Plotting code records

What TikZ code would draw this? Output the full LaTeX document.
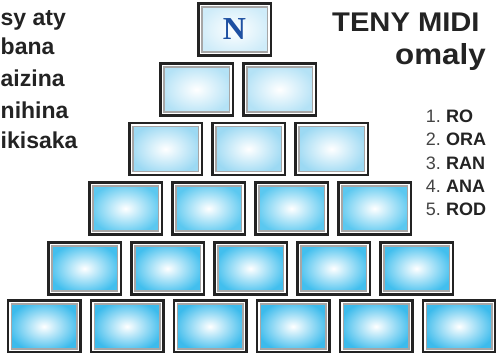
\documentclass[tikz,border=0pt]{standalone}
\usepackage{fontspec}
\setmainfont{Liberation Sans}
\newfontfamily\wideface[FakeStretch=1.08]{Liberation Sans}
\newfontfamily\letterfont{Liberation Serif}
\definecolor{ink}{HTML}{232323}
\definecolor{nblue}{HTML}{1E50A2}
\definecolor{tileA}{HTML}{CFECF9}
\definecolor{tileB}{HTML}{B4E2F6}
\definecolor{tileC}{HTML}{9CD9F3}
\definecolor{tileD}{HTML}{5BC8F0}
\definecolor{tileE}{HTML}{42BFEE}
\definecolor{tileF}{HTML}{3CBBEC}
\tikzset{
  tile/.style={rectangle,draw=ink,line width=2.5pt,minimum width=72.5pt,minimum height=52pt,
    inner sep=0pt,inner color=white,outer color=#1,
    path picture={
      \draw[white,line width=1.5pt]
        ([shift={(2pt,2pt)}]path picture bounding box.south west) rectangle
        ([shift={(-2pt,-2pt)}]path picture bounding box.north east);
      \draw[gray!70,line width=1.5pt]
        ([shift={(3.5pt,3.5pt)}]path picture bounding box.south west) rectangle
        ([shift={(-3.5pt,-3.5pt)}]path picture bounding box.north east);
    }},
  sideword/.style={anchor=base west,inner sep=0pt,text=ink,font=\bfseries\fontsize{23}{23}\selectfont},
  headword/.style={anchor=base west,inner sep=0pt,text=ink,font=\wideface\bfseries\fontsize{27}{27}\selectfont},
  listnum/.style={anchor=base east,inner sep=0pt,text=ink!85,font=\fontsize{18}{18}\selectfont},
  listword/.style={anchor=base west,inner sep=0pt,text=ink,font=\bfseries\fontsize{18}{18}\selectfont}
}
\begin{document}
\begin{tikzpicture}[x=1pt,y=-1pt]
\useasboundingbox (0,0) rectangle (496,353);
\clip (0,0) rectangle (496,353);
% pyramid of tiles, row by row
\foreach \r/\x/\y/\c in {1/234.5/29.5/tileA,2/196.5/89.5/tileB,3/165.5/149/tileC,
    4/125.5/208.5/tileD,5/84.5/268.5/tileE,6/44/326.5/tileF}{
  \foreach \k in {1,...,\r}{
    \node[tile=\c] (t\r\k) at ({\x+83*(\k-1)},\y) {};
  }
}
\node[text=nblue,font=\letterfont\bfseries\fontsize{32}{32}\selectfont] (nletter) at (t11) {N};
% words on the left
\node[sideword] (w1) at (0.5,26) {sy aty};
\node[sideword] (w2) at (0.5,55) {bana};
\node[sideword] (w3) at (0.5,87) {aizina};
\node[sideword] (w4) at (0.5,118) {nihina};
\node[sideword] (w5) at (0.5,149) {ikisaka};
% heading on the right
\node[headword] (head) at (332,32) {TENY MIDI};
\node[headword,font=\wideface\bfseries\fontsize{29}{29}\selectfont] (head2) at (395,65) {omaly};
% numbered list
\foreach \i/\b/\w in {1/123/RO,2/146/ORA,3/169/RAN,4/192/ANA,5/215/ROD}{
  \node[listnum] (n\i) at (441,\b) {\i.};
  \node[listword] (l\i) at (446,\b) {\w};
}
\end{tikzpicture}
\end{document}
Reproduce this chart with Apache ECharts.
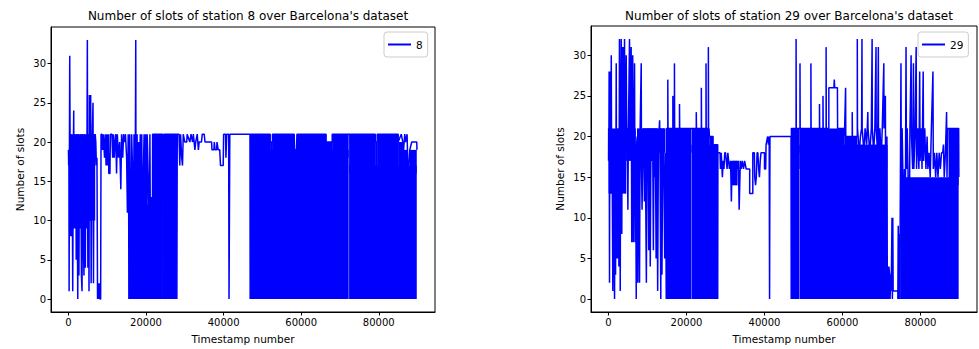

Set task:
Leave out the pictures and print every line of the data exactly.

Solution to the exercise:
What TikZ code would draw this? Output the full LaTeX document.
\documentclass[tikz,border=0pt]{standalone}
\usepackage{fontspec}
\setmainfont{Liberation Sans}
\newfontfamily\wideface[FakeStretch=1.08]{Liberation Sans}
\newfontfamily\letterfont{Liberation Serif}
\definecolor{ink}{HTML}{232323}
\definecolor{nblue}{HTML}{1E50A2}
\definecolor{tileA}{HTML}{CFECF9}
\definecolor{tileB}{HTML}{B4E2F6}
\definecolor{tileC}{HTML}{9CD9F3}
\definecolor{tileD}{HTML}{5BC8F0}
\definecolor{tileE}{HTML}{42BFEE}
\definecolor{tileF}{HTML}{3CBBEC}
\tikzset{
  tile/.style={rectangle,draw=ink,line width=2.5pt,minimum width=72.5pt,minimum height=52pt,
    inner sep=0pt,inner color=white,outer color=#1,
    path picture={
      \draw[white,line width=1.5pt]
        ([shift={(2pt,2pt)}]path picture bounding box.south west) rectangle
        ([shift={(-2pt,-2pt)}]path picture bounding box.north east);
      \draw[gray!70,line width=1.5pt]
        ([shift={(3.5pt,3.5pt)}]path picture bounding box.south west) rectangle
        ([shift={(-3.5pt,-3.5pt)}]path picture bounding box.north east);
    }},
  sideword/.style={anchor=base west,inner sep=0pt,text=ink,font=\bfseries\fontsize{23}{23}\selectfont},
  headword/.style={anchor=base west,inner sep=0pt,text=ink,font=\wideface\bfseries\fontsize{27}{27}\selectfont},
  listnum/.style={anchor=base east,inner sep=0pt,text=ink!85,font=\fontsize{18}{18}\selectfont},
  listword/.style={anchor=base west,inner sep=0pt,text=ink,font=\bfseries\fontsize{18}{18}\selectfont}
}
\begin{document}
\begin{tikzpicture}[x=1pt,y=-1pt]
\useasboundingbox (0,0) rectangle (496,353);
\clip (0,0) rectangle (496,353);
% pyramid of tiles, row by row
\foreach \r/\x/\y/\c in {1/234.5/29.5/tileA,2/196.5/89.5/tileB,3/165.5/149/tileC,
    4/125.5/208.5/tileD,5/84.5/268.5/tileE,6/44/326.5/tileF}{
  \foreach \k in {1,...,\r}{
    \node[tile=\c] (t\r\k) at ({\x+83*(\k-1)},\y) {};
  }
}
\node[text=nblue,font=\letterfont\bfseries\fontsize{32}{32}\selectfont] (nletter) at (t11) {N};
% words on the left
\node[sideword] (w1) at (0.5,26) {sy aty};
\node[sideword] (w2) at (0.5,55) {bana};
\node[sideword] (w3) at (0.5,87) {aizina};
\node[sideword] (w4) at (0.5,118) {nihina};
\node[sideword] (w5) at (0.5,149) {ikisaka};
% heading on the right
\node[headword] (head) at (332,32) {TENY MIDI};
\node[headword,font=\wideface\bfseries\fontsize{29}{29}\selectfont] (head2) at (395,65) {omaly};
% numbered list
\foreach \i/\b/\w in {1/123/RO,2/146/ORA,3/169/RAN,4/192/ANA,5/215/ROD}{
  \node[listnum] (n\i) at (441,\b) {\i.};
  \node[listword] (l\i) at (446,\b) {\w};
}
\end{tikzpicture}
\end{document}
Reproduce this chart with Apache ECharts.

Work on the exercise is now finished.